Written problem:
In the material below, find every line with "component" and pull it out.

Source material:

::::::

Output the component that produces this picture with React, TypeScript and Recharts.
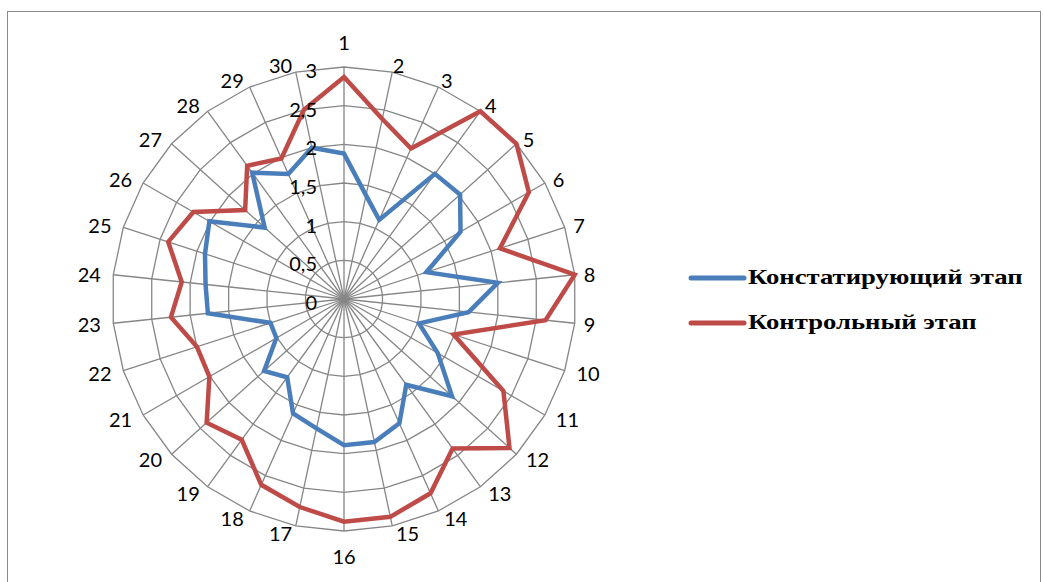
import React from 'react';
import { RadarChart, Radar, PolarGrid, PolarAngleAxis, PolarRadiusAxis, Legend } from 'recharts';

// categories 1..30
const categories = Array.from({ length: 30 }, (_, i) => String(i + 1));

const ascertainingStage = [
  1.88, 1.37, 1.12, 2.0, 2.02, 1.74, 1.12, 2.0, 1.62, 1.02,
  1.4, 1.88, 1.37, 1.76, 1.89, 1.89, 1.71, 1.62, 1.25, 1.39,
  1.01, 1.0, 1.77, 1.8, 1.89, 2.01, 1.38, 2.02, 1.77, 2.0,
];

const controlStage = [
  2.87, 2.38, 2.13, 3.0, 3.0, 2.76, 2.12, 3.0, 2.62, 1.49,
  2.38, 2.88, 2.39, 2.75, 2.88, 2.88, 2.75, 2.63, 2.25, 2.39,
  2.01, 2.0, 2.25, 2.11, 2.39, 2.25, 1.72, 2.13, 1.99, 2.5,
];

const radiusTicks = [0, 0.5, 1, 1.5, 2, 2.5, 3];

const data = categories.map((name, i) => ({
  name,
  a: ascertainingStage[i],
  b: controlStage[i],
}));

const CX = 344;
const CY = 299;
const R = 232;
const tickFont = 'Lato, "Open Sans", sans-serif';

const AngleTick = (props: any) => {
  const { payload } = props;
  const a = (payload.coordinate * Math.PI) / 180;
  const s = Math.cos(a); // horizontal component
  const c = Math.sin(a); // up component
  const label = String(payload.value);
  let x = CX;
  let y = CY;
  if (Math.abs(s) < 0.01) {
    y = CY - 257 * c;
  } else {
    const halfW = label.length === 1 ? 4 : 13;
    x = CX + 243 * s + Math.sign(s) * halfW;
    y = CY - 239.5 * c;
  }
  return (
    <text x={x} y={y} textAnchor="middle" dominantBaseline="central" fontFamily={tickFont} fontSize={20} fill="#000">
      {label}
    </text>
  );
};

const RadiusTick = (props: any) => {
  const { x, y, payload } = props;
  return (
    <text x={x - 27} y={y + 3} textAnchor="end" dominantBaseline="central" fontFamily={tickFont} fontSize={20} fill="#000">
      {String(payload.value).replace('.', ',')}
    </text>
  );
};

const renderLegend = (props: any) => {
  const { payload } = props;
  return (
    <div>
      {payload.map((entry: any) => (
        <div key={entry.value} style={{ display: 'flex', alignItems: 'center', height: 45 }}>
          <svg width={60} height={10}>
            <line x1={3} y1={5} x2={56} y2={5} stroke={entry.color} strokeWidth={5} strokeLinecap="round" />
          </svg>
          <span
            style={{
              display: 'inline-block',
              fontFamily: '"Liberation Serif", "Times New Roman", serif',
              fontWeight: 'bold',
              fontSize: 21,
              color: '#000',
              whiteSpace: 'nowrap',
              transform: 'scaleX(1.27)',
              transformOrigin: 'left center',
            }}
          >
            {entry.value}
          </span>
        </div>
      ))}
    </div>
  );
};

export default function App() {
  return (
    <div>
      <div
        style={{
          position: 'absolute',
          left: 7,
          top: 11,
          width: 1034,
          height: 571,
          boxSizing: 'border-box',
          border: '1.5px solid #8a8a8a',
          borderBottom: 'none',
        }}
      />
      <div style={{ position: 'absolute', left: 0, top: 0, width: 1043, height: 582 }}>
        <RadarChart
          width={1043}
          height={582}
          data={data}
          cx={CX}
          cy={CY}
          outerRadius={R}
          margin={{ top: 0, right: 0, bottom: 0, left: 0 }}
        >
          <PolarGrid gridType="polygon" stroke="#868686" strokeWidth={1.3} />
          <PolarAngleAxis dataKey="name" tick={AngleTick} axisLine={false} tickLine={false} />
          <PolarRadiusAxis
            angle={90}
            domain={[0, 3]}
            tickCount={radiusTicks.length}
            ticks={radiusTicks as any}
            tick={RadiusTick}
            axisLine={false}
            tickLine={false}
          />
          <Radar
            name="Констатирующий этап"
            dataKey="a"
            stroke="#4a7ebb"
            strokeWidth={4.5}
            fill="none"
            fillOpacity={0}
            dot={false}
            isAnimationActive={false}
          />
          <Radar
            name="Контрольный этап"
            dataKey="b"
            stroke="#be4b48"
            strokeWidth={4.5}
            fill="none"
            fillOpacity={0}
            dot={false}
            isAnimationActive={false}
          />
          <Legend
            layout="vertical"
            verticalAlign="top"
            align="left"
            content={renderLegend}
            wrapperStyle={{ left: 688, top: 255, width: 350 }}
          />
        </RadarChart>
      </div>
    </div>
  );
}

::::::

Problem solution:
Output the component that produces this picture with React, TypeScript and Recharts.
  const s = Math.cos(a); // horizontal component
  const c = Math.sin(a); // up component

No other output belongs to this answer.